The rats were so bad that she went to check out the South Side Tenants Organization, which fought against rat-infested housing on the South Side. Through that group, she began working with the black community in Chicago, and she participated in the March on Washington. She became a radical community organizer, and a few years later, she met Jimmy Boggs, a black autoworker in Detroit. He was recently divorced, with six children. For their first date, Grace invited Jimmy over to dinner. He showed up two hours late, and he refused to eat the lamb chops she had prepared because he thought they were too fancy. She put on a Louis Armstrong record, and Boggs announced that he hated Armstrong. But by the end of the date, he asked her to marry him. She accepted without hesitation, and they were married for 40 years, until his death in 1993. She said: “My knowledge had come mostly from books. He had never been to college, although he was full of ideas. [...] He was the person in the [...] community to whom everyone came for advice [...] So when he asked me to marry him on our first date [...] I didn’t hesitate for a minute.”

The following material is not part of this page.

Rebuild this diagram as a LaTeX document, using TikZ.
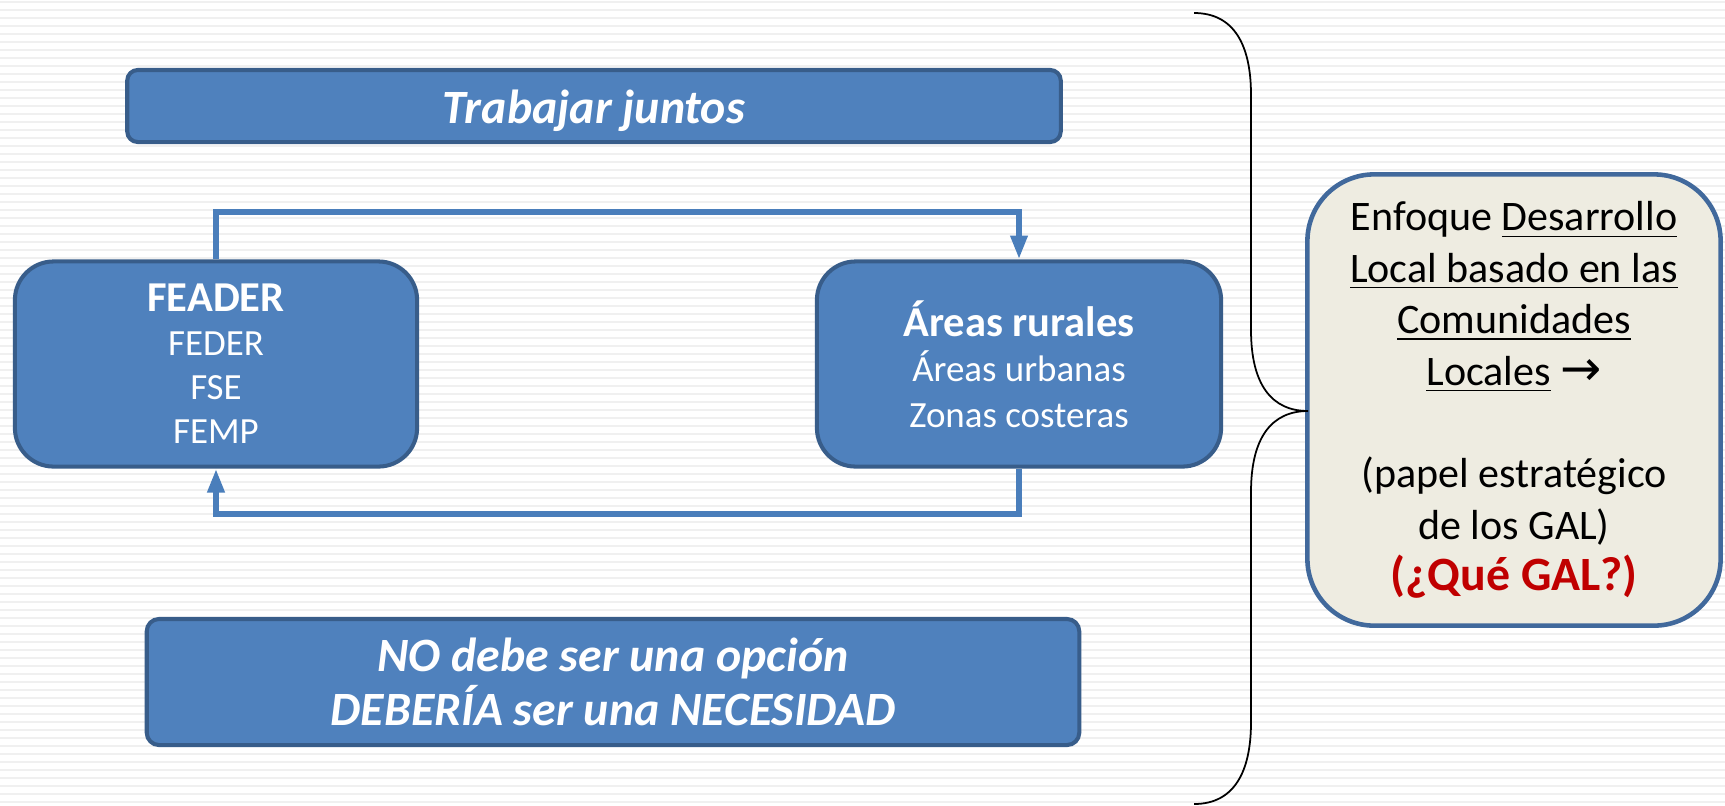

Boggs continued her work as a radical activist in Detroit, and she and her husband worked together on projects and publications. Her books include Revolution and Evolution in the Twentieth Century (1974), co-written with her husband; and most recently, The Next American Revolution (2011), published when she was 95 years old.
She said: “Do something local. Do something real, however, small. And don’t dis the political things, but understand their limitations.”